You need Python and to install the transformers and librosa libraries (or huggingsound). Most importantly, your audio files must be sampled at 16,000 Hz (16kHz). The model will not work correctly with audio at a different sample rate.
What do the WER and CER scores mean for my application?
WER (Word Error Rate) of 81.80% and CER (Character Error Rate) of 20.16% are benchmarks on the Common Voice test set. The CER is notably better, indicating the model often recognizes sounds/characters correctly but may make errors in word boundaries or particle usage. For many real-world applications, post-processing with a language model can significantly improve the final output quality.
Can I make this model more accurate for my specific needs?

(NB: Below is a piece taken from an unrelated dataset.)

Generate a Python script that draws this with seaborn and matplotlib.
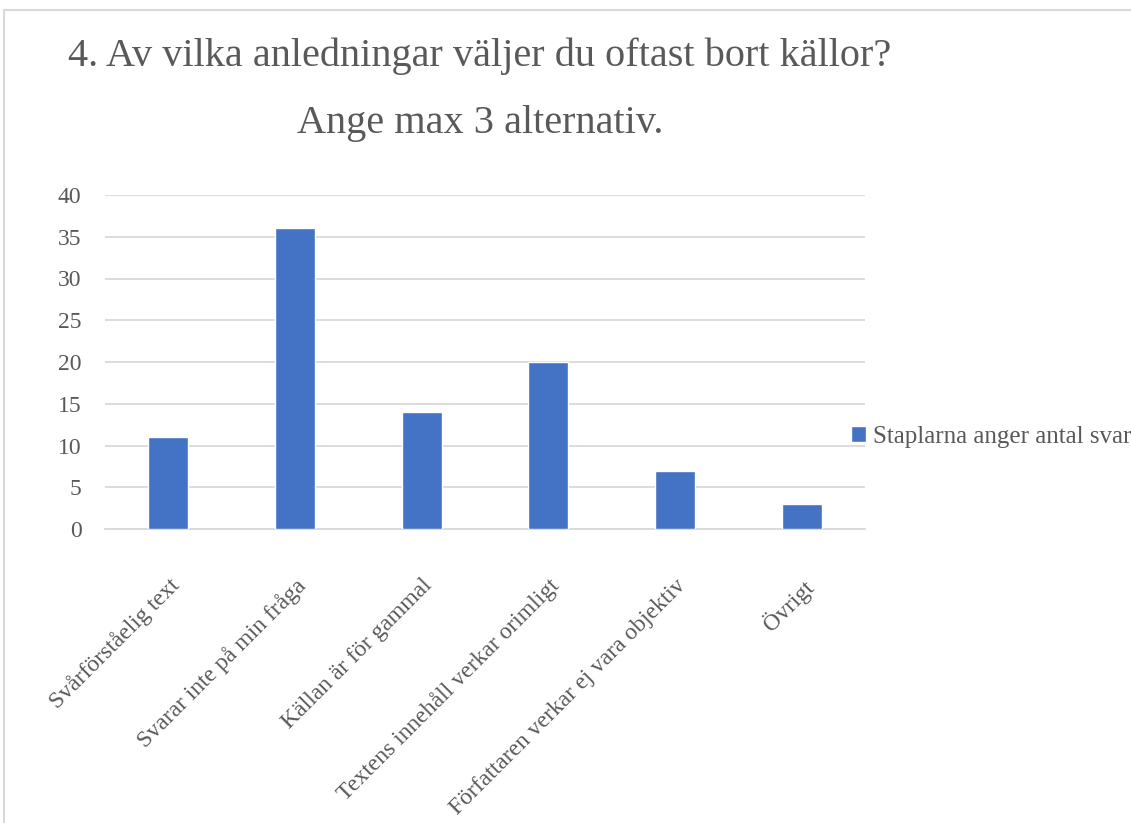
import matplotlib.pyplot as plt
import seaborn as sns
from matplotlib.patches import Patch, Rectangle

categories = ['Svårförståelig text', 'Svarar inte på min fråga', 'Källan är för gammal',
              'Textens innehåll verkar orimligt', 'Författaren verkar ej vara objektiv', 'Övrigt']
values = [11, 36, 14, 20, 7, 3]
yticks = [0, 5, 10, 15, 20, 25, 30, 35, 40]
series_label = 'Staplarna anger antal svar'
title_lines = ['4. Av vilka anledningar väljer du oftast bort källor?', 'Ange max 3 alternativ.']

bar_color = '#4472C4'
text_color = '#595959'
grid_color = '#D9D9D9'

sns.set_style('white')
plt.rcParams['font.family'] = ['Liberation Serif', 'DejaVu Serif']

fig = plt.figure(figsize=(11.31, 8.23), dpi=100)

# light chart border like the Excel chart area
fig.patches.append(Rectangle((4 / 1131, -0.1), 1.2, 1 - 10 / 823 + 0.1, transform=fig.transFigure,
                             fill=False, edgecolor=grid_color, linewidth=1.5))

ax = fig.add_axes([105 / 1131, 1 - 529 / 823, 760 / 1131, 334 / 823])
sns.barplot(x=categories, y=values, color=bar_color, width=0.315, saturation=1, ax=ax, zorder=3)

ax.set_ylim(0, 40)
ax.set_xlim(-0.5, len(categories) - 0.5)
ax.set_yticks(yticks)
ax.yaxis.grid(True, color=grid_color, linewidth=1.3, zorder=0)
ax.set_axisbelow(True)
sns.despine(ax=ax, left=True, top=True, right=True, bottom=False)
ax.spines['bottom'].set_color(grid_color)
ax.spines['bottom'].set_linewidth(1.3)
ax.set_xlabel('')
ax.set_ylabel('')
ax.tick_params(axis='y', length=0, labelsize=17, labelcolor=text_color, pad=17)
ax.tick_params(axis='x', length=0, labelsize=17, labelcolor=text_color, pad=33)
for lab in ax.get_xticklabels():
    lab.set_rotation(45)
    lab.set_ha('right')
    lab.set_va('top')
    lab.set_rotation_mode('anchor')

fig.text(480 / 1131, 1 - 56 / 823, title_lines[0], ha='center', va='center',
         fontsize=29, color=text_color)
fig.text(480 / 1131, 1 - 123 / 823, title_lines[1], ha='center', va='center',
         fontsize=29, color=text_color)

fig.legend(handles=[Patch(facecolor=bar_color, label=series_label)],
           loc='center left', bbox_to_anchor=(838 / 1131, 1 - 437 / 823),
           frameon=False, fontsize=18, labelcolor=text_color,
           handlelength=0.6, handleheight=0.6, handletextpad=0.3, borderpad=0)

fig.savefig('out.png', dpi=100)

Absolutely. The primary way to improve accuracy is through fine-tuning. You can use the original training script to continue training the jonatasgrosman/wav2vec2-large-xlsr-53-japanese AI Model on a smaller dataset of audio-transcript pairs from your specific domain (e.g., customer service calls, technical lectures).
Is this model suitable for commercial use?
Yes. The model is shared under the Apache 2.0 license, which is a permissive license that allows for commercial use. Always review the specific license terms on the Hugging Face page for the most current information.